__Task directions__: Repeat the span of the entries below that starts at the line with "Reproduce this chart with Observable Plot." and ends at the line with "const plotH = 200;", nothing more. Skip the pictures.
[START]
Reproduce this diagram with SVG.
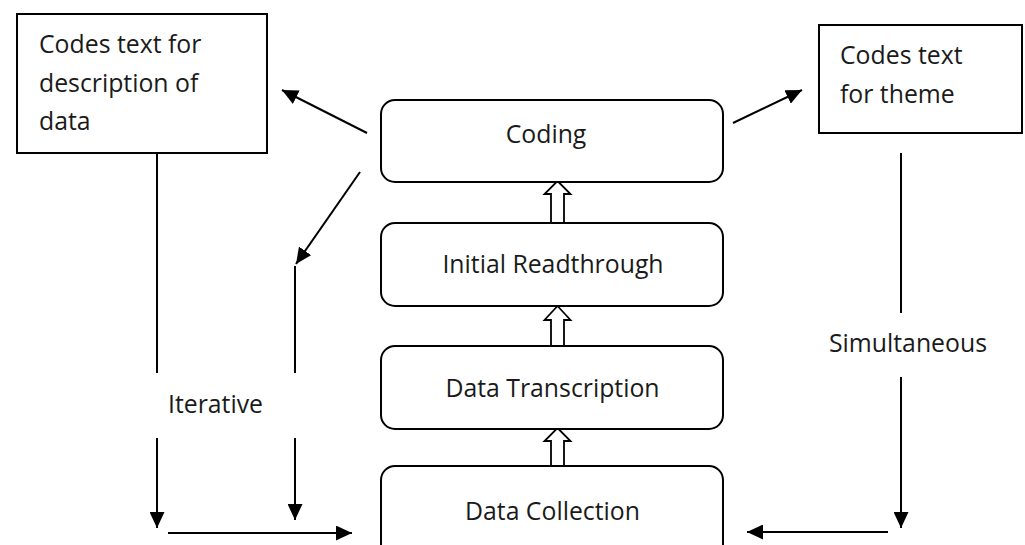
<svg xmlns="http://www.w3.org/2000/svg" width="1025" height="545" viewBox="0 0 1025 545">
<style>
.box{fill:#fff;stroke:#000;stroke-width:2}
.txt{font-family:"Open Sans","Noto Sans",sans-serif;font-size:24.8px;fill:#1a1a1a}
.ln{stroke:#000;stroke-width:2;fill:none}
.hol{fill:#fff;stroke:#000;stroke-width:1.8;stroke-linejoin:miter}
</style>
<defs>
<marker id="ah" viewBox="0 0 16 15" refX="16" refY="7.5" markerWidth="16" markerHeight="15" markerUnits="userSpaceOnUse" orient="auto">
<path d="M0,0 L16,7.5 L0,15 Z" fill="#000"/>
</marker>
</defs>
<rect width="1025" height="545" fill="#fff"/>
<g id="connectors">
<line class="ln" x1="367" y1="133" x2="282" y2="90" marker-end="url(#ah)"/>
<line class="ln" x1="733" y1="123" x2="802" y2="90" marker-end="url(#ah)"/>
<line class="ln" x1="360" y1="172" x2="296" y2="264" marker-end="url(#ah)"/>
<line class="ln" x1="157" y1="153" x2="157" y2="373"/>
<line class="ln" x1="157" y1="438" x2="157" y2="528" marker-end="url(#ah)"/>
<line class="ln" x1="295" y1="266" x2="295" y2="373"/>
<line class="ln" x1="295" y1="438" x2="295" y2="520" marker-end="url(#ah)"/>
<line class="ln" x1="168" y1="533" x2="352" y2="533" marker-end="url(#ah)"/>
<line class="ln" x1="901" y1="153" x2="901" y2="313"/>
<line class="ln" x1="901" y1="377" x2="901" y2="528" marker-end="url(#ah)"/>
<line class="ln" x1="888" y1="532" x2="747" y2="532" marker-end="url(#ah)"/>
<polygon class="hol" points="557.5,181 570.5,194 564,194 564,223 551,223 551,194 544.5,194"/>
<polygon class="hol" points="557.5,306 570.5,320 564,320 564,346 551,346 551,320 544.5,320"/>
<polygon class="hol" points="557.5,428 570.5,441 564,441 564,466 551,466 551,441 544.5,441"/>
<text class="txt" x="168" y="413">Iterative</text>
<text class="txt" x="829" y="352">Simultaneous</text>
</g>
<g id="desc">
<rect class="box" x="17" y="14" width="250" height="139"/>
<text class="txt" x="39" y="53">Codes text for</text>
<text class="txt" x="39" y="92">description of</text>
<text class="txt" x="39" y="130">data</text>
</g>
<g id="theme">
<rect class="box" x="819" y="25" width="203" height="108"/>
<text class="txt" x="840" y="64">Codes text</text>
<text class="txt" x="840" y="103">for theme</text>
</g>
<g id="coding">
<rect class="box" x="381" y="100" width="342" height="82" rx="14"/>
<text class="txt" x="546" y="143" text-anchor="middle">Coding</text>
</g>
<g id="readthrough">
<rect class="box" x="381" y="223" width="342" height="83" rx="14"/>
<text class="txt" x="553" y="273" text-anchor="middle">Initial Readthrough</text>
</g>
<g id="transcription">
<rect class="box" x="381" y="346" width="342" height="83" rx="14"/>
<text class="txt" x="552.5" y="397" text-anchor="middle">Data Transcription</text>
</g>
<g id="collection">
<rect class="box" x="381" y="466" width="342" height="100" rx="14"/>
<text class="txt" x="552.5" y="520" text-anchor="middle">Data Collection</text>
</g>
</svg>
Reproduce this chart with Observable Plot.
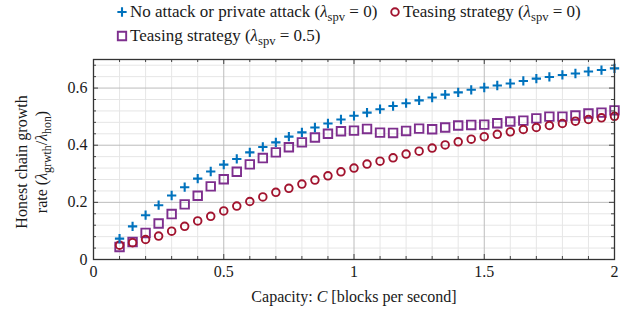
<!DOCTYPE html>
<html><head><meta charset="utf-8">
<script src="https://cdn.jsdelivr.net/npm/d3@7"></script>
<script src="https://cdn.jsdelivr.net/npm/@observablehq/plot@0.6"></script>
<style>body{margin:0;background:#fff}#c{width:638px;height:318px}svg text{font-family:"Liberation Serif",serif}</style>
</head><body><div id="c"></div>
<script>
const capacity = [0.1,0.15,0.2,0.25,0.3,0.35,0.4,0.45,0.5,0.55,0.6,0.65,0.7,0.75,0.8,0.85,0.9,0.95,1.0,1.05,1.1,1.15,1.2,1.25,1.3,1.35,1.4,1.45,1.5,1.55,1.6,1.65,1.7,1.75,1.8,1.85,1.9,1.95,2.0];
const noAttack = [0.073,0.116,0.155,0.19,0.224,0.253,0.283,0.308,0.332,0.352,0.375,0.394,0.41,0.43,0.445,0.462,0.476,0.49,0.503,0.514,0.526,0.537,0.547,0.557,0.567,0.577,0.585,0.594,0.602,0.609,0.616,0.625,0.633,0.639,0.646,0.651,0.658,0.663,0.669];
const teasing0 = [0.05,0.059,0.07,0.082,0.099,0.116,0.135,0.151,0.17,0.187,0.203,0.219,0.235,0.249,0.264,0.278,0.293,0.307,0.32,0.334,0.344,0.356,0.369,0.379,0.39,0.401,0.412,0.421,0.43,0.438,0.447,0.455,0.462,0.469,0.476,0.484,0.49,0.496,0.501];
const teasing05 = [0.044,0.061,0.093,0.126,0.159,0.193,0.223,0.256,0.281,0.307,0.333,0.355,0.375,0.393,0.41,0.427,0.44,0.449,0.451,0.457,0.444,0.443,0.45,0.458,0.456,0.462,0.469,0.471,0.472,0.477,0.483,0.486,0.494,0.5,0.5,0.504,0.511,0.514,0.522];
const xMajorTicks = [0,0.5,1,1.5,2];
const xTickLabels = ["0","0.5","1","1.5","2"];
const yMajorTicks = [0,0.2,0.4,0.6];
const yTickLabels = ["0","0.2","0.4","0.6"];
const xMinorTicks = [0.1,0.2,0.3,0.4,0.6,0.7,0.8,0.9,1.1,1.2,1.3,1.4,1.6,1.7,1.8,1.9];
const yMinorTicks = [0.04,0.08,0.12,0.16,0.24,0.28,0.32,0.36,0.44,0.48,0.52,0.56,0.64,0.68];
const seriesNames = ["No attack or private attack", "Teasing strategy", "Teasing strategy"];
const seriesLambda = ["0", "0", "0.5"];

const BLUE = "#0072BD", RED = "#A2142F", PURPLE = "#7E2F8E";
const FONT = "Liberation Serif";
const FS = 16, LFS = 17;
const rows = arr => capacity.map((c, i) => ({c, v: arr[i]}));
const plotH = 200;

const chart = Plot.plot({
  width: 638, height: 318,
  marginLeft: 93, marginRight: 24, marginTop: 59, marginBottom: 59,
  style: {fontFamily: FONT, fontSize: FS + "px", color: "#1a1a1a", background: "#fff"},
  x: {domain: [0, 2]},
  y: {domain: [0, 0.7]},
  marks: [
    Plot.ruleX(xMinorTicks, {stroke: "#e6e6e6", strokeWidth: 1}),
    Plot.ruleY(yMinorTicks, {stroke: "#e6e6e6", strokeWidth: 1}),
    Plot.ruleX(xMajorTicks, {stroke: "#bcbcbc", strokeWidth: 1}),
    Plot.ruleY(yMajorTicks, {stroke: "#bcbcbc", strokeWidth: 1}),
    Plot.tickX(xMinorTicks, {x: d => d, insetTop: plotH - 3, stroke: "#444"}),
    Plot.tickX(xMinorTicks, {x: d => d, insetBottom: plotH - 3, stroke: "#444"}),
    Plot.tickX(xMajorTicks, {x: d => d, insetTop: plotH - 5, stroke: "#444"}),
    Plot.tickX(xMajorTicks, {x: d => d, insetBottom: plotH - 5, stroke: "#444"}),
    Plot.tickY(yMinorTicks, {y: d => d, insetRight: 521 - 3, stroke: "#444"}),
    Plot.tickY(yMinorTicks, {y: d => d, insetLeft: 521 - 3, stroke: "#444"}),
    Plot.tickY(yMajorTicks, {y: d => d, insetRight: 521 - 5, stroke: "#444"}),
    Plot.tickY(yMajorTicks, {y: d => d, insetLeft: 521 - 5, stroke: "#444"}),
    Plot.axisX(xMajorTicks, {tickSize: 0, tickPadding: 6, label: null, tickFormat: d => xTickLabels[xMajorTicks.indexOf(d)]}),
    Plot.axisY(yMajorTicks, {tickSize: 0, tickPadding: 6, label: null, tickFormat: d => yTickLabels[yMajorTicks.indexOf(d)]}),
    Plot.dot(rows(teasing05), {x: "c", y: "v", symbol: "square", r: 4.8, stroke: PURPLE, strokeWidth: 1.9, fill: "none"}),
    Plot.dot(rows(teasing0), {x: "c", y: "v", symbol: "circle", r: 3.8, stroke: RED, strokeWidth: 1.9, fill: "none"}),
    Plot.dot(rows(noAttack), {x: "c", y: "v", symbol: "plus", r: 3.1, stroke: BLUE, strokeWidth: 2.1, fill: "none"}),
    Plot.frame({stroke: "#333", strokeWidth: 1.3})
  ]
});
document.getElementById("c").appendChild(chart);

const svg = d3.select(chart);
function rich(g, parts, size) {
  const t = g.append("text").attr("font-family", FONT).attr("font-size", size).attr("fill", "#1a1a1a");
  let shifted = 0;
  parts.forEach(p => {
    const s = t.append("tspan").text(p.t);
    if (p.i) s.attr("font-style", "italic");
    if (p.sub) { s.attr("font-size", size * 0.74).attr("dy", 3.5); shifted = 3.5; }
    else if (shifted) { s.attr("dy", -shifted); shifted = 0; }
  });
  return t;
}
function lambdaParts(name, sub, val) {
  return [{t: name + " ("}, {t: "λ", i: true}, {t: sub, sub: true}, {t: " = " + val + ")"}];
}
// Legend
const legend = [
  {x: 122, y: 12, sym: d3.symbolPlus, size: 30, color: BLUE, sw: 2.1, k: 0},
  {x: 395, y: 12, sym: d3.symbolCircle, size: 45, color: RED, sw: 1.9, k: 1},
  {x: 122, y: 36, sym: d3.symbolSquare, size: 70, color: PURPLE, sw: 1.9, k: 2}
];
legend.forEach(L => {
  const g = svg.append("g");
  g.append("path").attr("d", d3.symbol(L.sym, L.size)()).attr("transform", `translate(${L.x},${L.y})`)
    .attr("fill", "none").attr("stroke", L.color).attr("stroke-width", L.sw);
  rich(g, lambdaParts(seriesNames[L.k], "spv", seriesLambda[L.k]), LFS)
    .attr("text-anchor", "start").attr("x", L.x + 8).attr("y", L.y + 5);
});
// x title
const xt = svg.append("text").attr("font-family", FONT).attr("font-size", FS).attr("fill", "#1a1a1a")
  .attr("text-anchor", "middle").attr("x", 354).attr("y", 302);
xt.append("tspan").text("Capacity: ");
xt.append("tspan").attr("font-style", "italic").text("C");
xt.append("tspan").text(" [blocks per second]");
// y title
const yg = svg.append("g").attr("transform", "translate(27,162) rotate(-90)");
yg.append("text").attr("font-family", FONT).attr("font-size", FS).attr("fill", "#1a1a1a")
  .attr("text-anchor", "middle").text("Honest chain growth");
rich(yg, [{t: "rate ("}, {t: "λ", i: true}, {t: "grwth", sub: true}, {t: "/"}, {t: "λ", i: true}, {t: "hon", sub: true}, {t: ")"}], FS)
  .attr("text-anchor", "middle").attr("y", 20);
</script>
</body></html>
[END]
__Correct result__:
Reproduce this chart with Observable Plot.
<!DOCTYPE html>
<html><head><meta charset="utf-8">
<script src="https://cdn.jsdelivr.net/npm/d3@7"></script>
<script src="https://cdn.jsdelivr.net/npm/@observablehq/plot@0.6"></script>
<style>body{margin:0;background:#fff}#c{width:638px;height:318px}svg text{font-family:"Liberation Serif",serif}</style>
</head><body><div id="c"></div>
<script>
const capacity = [0.1,0.15,0.2,0.25,0.3,0.35,0.4,0.45,0.5,0.55,0.6,0.65,0.7,0.75,0.8,0.85,0.9,0.95,1.0,1.05,1.1,1.15,1.2,1.25,1.3,1.35,1.4,1.45,1.5,1.55,1.6,1.65,1.7,1.75,1.8,1.85,1.9,1.95,2.0];
const noAttack = [0.073,0.116,0.155,0.19,0.224,0.253,0.283,0.308,0.332,0.352,0.375,0.394,0.41,0.43,0.445,0.462,0.476,0.49,0.503,0.514,0.526,0.537,0.547,0.557,0.567,0.577,0.585,0.594,0.602,0.609,0.616,0.625,0.633,0.639,0.646,0.651,0.658,0.663,0.669];
const teasing0 = [0.05,0.059,0.07,0.082,0.099,0.116,0.135,0.151,0.17,0.187,0.203,0.219,0.235,0.249,0.264,0.278,0.293,0.307,0.32,0.334,0.344,0.356,0.369,0.379,0.39,0.401,0.412,0.421,0.43,0.438,0.447,0.455,0.462,0.469,0.476,0.484,0.49,0.496,0.501];
const teasing05 = [0.044,0.061,0.093,0.126,0.159,0.193,0.223,0.256,0.281,0.307,0.333,0.355,0.375,0.393,0.41,0.427,0.44,0.449,0.451,0.457,0.444,0.443,0.45,0.458,0.456,0.462,0.469,0.471,0.472,0.477,0.483,0.486,0.494,0.5,0.5,0.504,0.511,0.514,0.522];
const xMajorTicks = [0,0.5,1,1.5,2];
const xTickLabels = ["0","0.5","1","1.5","2"];
const yMajorTicks = [0,0.2,0.4,0.6];
const yTickLabels = ["0","0.2","0.4","0.6"];
const xMinorTicks = [0.1,0.2,0.3,0.4,0.6,0.7,0.8,0.9,1.1,1.2,1.3,1.4,1.6,1.7,1.8,1.9];
const yMinorTicks = [0.04,0.08,0.12,0.16,0.24,0.28,0.32,0.36,0.44,0.48,0.52,0.56,0.64,0.68];
const seriesNames = ["No attack or private attack", "Teasing strategy", "Teasing strategy"];
const seriesLambda = ["0", "0", "0.5"];

const BLUE = "#0072BD", RED = "#A2142F", PURPLE = "#7E2F8E";
const FONT = "Liberation Serif";
const FS = 16, LFS = 17;
const rows = arr => capacity.map((c, i) => ({c, v: arr[i]}));
const plotH = 200;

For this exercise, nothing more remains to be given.